Much of the social pressure to aspire to be a hyper-masculine figure comes from the strict social norms that have become entrenched within our society. These norms tell us that men must be the breadwinners and moneymakers, while women must be the housewives and child rearers. These social norms are a two-way street, contributing to the sexism and misogyny women face and the standard of hyper-masculinity men must live up to. Those who critique the current wave of feminism tend to want to meet these unreachable standards of what being a man entails while struggling with insecurities that result from these unattainable standards. Modern-day feminism addresses and dismantles the unrealistic expectations of what it means to be a manly man. This facet tends to be overlooked but should be noted in critiques of the feminist movement. Contrary to what many claim, feminism does not seek to emasculate men or make men weak. It encourages them to embrace emotional complexity instead of using facades of hypermasculinity, stoicism, and aggression.

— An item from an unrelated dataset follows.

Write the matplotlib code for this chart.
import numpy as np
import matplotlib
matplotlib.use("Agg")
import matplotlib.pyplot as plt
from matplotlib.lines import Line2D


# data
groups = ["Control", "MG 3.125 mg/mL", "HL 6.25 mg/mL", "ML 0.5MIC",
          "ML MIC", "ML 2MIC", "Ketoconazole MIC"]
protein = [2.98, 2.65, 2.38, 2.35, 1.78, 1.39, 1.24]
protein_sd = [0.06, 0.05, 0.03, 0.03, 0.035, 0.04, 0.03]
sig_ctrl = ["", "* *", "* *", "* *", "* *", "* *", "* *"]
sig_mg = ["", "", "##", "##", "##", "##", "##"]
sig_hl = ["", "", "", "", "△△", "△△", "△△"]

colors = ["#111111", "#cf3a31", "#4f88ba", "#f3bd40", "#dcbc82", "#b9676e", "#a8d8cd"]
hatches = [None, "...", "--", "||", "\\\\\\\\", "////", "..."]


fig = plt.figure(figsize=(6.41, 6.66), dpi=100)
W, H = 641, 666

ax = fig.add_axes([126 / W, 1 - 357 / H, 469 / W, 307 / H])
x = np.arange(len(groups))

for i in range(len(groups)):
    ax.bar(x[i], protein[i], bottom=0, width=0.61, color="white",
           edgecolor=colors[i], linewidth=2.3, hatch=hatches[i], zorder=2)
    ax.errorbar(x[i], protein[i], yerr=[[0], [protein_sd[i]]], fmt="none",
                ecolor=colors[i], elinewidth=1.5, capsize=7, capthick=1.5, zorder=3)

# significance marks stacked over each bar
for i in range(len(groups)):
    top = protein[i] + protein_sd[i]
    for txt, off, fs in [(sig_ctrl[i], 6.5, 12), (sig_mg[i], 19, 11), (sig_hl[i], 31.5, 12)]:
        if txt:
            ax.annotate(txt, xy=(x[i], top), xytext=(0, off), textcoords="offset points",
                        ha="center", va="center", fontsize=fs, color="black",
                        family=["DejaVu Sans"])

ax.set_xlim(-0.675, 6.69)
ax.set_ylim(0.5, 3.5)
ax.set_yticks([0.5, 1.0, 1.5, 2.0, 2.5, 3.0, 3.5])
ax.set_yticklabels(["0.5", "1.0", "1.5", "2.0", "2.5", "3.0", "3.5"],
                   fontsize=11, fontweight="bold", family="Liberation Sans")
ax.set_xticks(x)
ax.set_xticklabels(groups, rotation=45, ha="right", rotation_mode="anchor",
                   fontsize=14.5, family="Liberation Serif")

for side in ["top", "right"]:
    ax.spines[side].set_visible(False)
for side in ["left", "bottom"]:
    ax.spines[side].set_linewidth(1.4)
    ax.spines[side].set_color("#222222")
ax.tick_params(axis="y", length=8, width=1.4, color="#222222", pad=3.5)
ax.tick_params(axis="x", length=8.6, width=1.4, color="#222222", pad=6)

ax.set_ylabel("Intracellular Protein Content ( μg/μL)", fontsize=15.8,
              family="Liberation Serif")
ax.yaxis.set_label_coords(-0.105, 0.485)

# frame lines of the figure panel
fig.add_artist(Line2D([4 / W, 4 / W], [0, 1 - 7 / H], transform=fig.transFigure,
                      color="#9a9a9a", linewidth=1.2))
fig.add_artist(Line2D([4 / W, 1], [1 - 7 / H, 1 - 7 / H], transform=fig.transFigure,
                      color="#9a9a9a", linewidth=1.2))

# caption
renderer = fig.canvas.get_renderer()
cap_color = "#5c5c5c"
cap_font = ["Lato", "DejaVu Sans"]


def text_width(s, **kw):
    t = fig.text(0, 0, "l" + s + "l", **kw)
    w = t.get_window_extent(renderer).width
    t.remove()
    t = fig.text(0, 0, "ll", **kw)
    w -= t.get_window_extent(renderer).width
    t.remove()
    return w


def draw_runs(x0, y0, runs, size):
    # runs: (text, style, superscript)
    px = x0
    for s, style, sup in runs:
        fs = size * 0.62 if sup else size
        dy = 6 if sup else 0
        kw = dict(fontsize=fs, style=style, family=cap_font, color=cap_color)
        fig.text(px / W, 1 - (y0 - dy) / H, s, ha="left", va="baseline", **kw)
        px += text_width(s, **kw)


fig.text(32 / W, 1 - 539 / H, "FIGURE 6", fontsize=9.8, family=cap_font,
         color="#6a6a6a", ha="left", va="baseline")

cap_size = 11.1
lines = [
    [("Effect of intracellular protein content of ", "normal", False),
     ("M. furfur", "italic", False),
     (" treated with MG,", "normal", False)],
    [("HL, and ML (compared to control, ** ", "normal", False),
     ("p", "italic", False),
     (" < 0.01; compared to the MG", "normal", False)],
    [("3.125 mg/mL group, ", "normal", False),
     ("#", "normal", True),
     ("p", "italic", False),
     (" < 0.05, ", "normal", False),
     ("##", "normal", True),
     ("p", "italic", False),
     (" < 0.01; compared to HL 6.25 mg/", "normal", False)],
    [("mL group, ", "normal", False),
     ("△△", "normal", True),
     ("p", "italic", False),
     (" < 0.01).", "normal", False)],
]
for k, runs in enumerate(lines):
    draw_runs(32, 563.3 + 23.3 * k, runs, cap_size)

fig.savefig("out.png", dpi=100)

On social media, content about being an “alpha male” has become increasingly prevalent. Figures like Andrew Tate, who embody hyper-masculine ideas and revel in misogyny, have become more and more popular. Tate’s content is specifically focused on leading an “alpha male” lifestyle, encouraging misogynistic behavior, and using hateful speech. Exposing young, impressionable boys to this content is deeply problematic and dangerous. Instead of stepping away from the ideal of aggression and hypermasculinity, young boys only become more and more captivated by it, and the goal of attaining it becomes further ingrained in their minds.

The reality is that this issue presents itself in other areas as well. There’s currently a crisis in which boys and men are struggling in education, the workplace, and even their homes. It starts when they’re young: across economically developed countries, boys are 50 percent more likely than girls to fail at key school subjects such as science, reading, and math. As they grow older, we only see more and more issues manifest. Men are three times more likely to die from drug overdose, alcohol abuse, or suicide than women. Additionally, 27 percent of children in the US did not live with their fathers in 2010. The participation rate of men in the workforce has fallen dramatically—ten million prime-age American men are out of the labor market. The statistics are staggering, but they only suggest that for a man who can’t “be a man” and meet the ideal our culture encourages, ambition disappears, and demoralization and isolation rise.

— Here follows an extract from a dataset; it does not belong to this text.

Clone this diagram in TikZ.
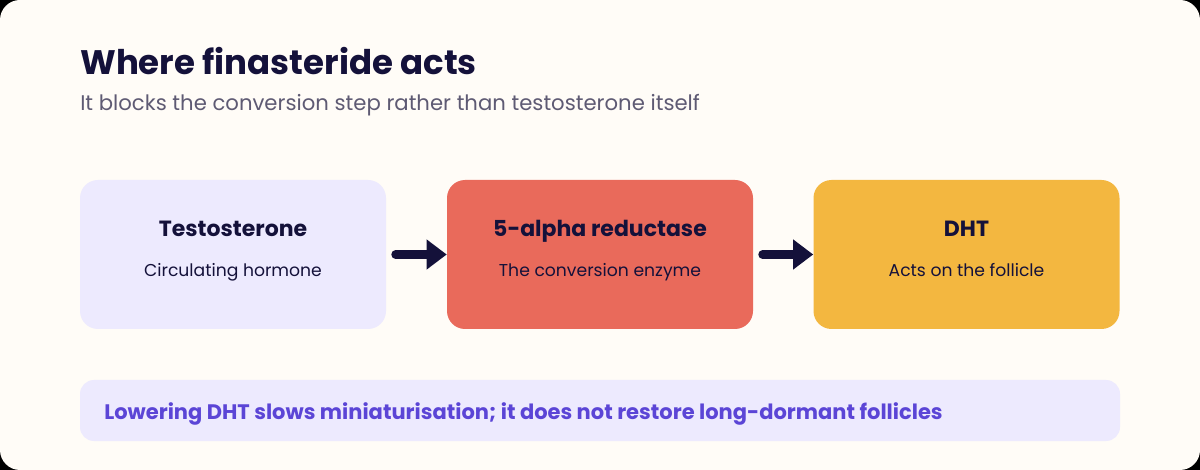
\documentclass[tikz,border=0pt]{standalone}
\usepackage{fontspec}
\setmainfont{Poppins}
\usetikzlibrary{arrows.meta}
\definecolor{bgc}{HTML}{FFFCF7}
\definecolor{lav}{HTML}{EDEAFE}
\definecolor{coral}{HTML}{E96A5B}
\definecolor{amber}{HTML}{F3B740}
\definecolor{ink}{HTML}{14113A}
\definecolor{greytxt}{HTML}{5E5A73}
\definecolor{purp}{HTML}{5B45D6}
\tikzset{
  card/.style={rounded corners=13.5pt, minimum width=229.5pt, minimum height=111.75pt, inner sep=0pt},
  cardtitle/.style={font=\fontsize{16.5}{19}\selectfont\bfseries, text=ink},
  cardsub/.style={font=\fontsize{12.9}{15}\selectfont, text=ink},
  flow/.style={line width=6.5pt, line cap=round, draw=ink, -{Triangle[length=15pt,width=21.5pt]}, shorten <=7pt}
}
\begin{document}
\begin{tikzpicture}[x=0.75pt,y=-0.75pt]
\fill[black] (0,0) rectangle (1200,470);
\fill[bgc, rounded corners=15pt] (0,0) rectangle (1200,470);
\useasboundingbox (0,0) rectangle (1200,470);
\node[anchor=base west, inner sep=0pt, text=ink, font=\fontsize{25.5}{30}\selectfont\bfseries] (title) at (80,75) {Where finasteride acts};
\node[anchor=base west, inner sep=0pt, text=greytxt, font=\fontsize{15.9}{19}\selectfont] (sub) at (80,110.5) {It blocks the conversion step rather than testosterone itself};
\node[card, fill=lav] (t) at (233,254.5) {};
\node[card, fill=coral] (r) at (600,254.5) {};
\node[card, fill=amber] (d) at (966.5,254.5) {};
\foreach \n/\a/\b in {t/Testosterone/Circulating hormone, r/5-alpha reductase/The conversion enzyme, d/DHT/Acts on the follicle}{
  \node[cardtitle, anchor=base, inner sep=0pt] (\n-h) at ([yshift=-42.75pt]\n.north) {\a};
  \node[cardsub, anchor=base, inner sep=0pt] (\n-s) at ([yshift=-72.75pt]\n.north) {\b};
}
\draw[flow] (t.east) -- (r.west);
\draw[flow] (r.east) -- (d.west);
\node[fill=lav, rounded corners=10.5pt, minimum width=780pt, minimum height=45.75pt, inner sep=0pt] (band) at (600,410.5) {};
\node[anchor=west, inner sep=0pt, text=purp, font=\fontsize{15.75}{19}\selectfont\bfseries] (note) at (104,413.5) {Lowering DHT slows miniaturisation; it does not restore long-dormant follicles};
\end{tikzpicture}
\end{document}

Our passivity and inaction in addressing toxic masculinity make us complicit in its existence and perpetuation. We can and we must do more and do better. If we truly want to see our society progress, we need a shift in our culture and social values. Without this change, no amount of legislation, speeches, or policy proposals will solve the issue. There is no quick fix to a problem we’ve spent years, if not decades, having conversations over. The solution is simple in its terminology, but its execution is more difficult: we need adult men who are more openly vulnerable as role models to cultivate the same moral character in boys. When men can embrace their humanity and unshackle themselves from such a limited definition of masculinity, boys have those examples to look up to. The same applies to parents. It’s time to stop limiting young boys from expressing the full scope of their emotions and to start teaching them about being human. Only when we start embracing all of masculinity—which includes sadness, tears, and sensitivity—will we see a change in the next generation.

Dear boys, especially those I’ve consoled before: we’re complex, we’re emotional, and we’re vulnerable. We’re human, and it’s okay to not be okay.